The foreclosure sale took place on August 27, 1976. Because no memorandum of sale was ever executed, no time for the giving of a deed to Hamilton, as purchaser, was specified. The first fire loss occurred on October 29, 1976. Reserve's denial of liability was dated February 7, 1977. This proceeding was not begun until October 31, 1977. Certainly,
by shortly after Reserve's letter of February 7, 1977, and probably substantially before that, Hamilton had been given more than a reasonable time to reopen the foreclosure proceedings if it desired to do so. It never did do so before it gave itself a deed to the foreclosed property on May 31, 1977. By that deed, in view of G. L. c. 244, Sections 17A to 17C, as we interpret them, it lost completely the possibility of reopening the foreclosure proceedings. There is no indication in the record that Hamilton relied on Reserve's letter of February 7, 1977, as a basis for not attempting then to reopen the foreclosure proceedings. We perceive in the circumstances no basis for any estoppel of Reserve. Hamilton's acceptance of the deed of May 31, 1977, in the absence of other mortgage security as to which foreclosure had not been started or remained incomplete, (cf. Ware Sav. Bank v. Gremo, post 1016 ), in effect constituted transfer of the foreclosed property as a discharge of the whole mortgage indebtedness. The trial judge, on this record, thus correctly granted Reserve's second request for ruling that no "amount is due Hamilton on its mortgage debt as a result of its bid at the foreclosure sale and its failure to bring an action for any deficiency against Jayar within the period described in G. L. c. 244, [Section] 17A." [Note 2]

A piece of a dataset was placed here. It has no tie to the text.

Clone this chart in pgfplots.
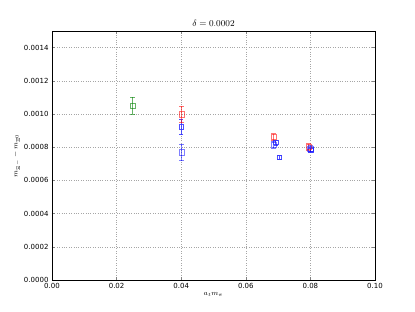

4. Accordingly, Reserve is not liable on its policy for either fire loss to Hamilton (whose interest was only that of mortgagee to the extent of the mortgage debt). There thus is no occasion to consider whether Great American's binder was conditional in the sense that Great American was to be liable upon it only if Reserve was not liable on its policy.
[Note 1] Reserve Insurance Company.
[Note 2] We need not decide questions, not presented in the Schanberg case, whether a memorandum of sale at foreclosure may specify a date for delivery of the deed at an unreasonably distant future date or whether, if no date is specified, the deed must be executed and delivered within a reasonable time.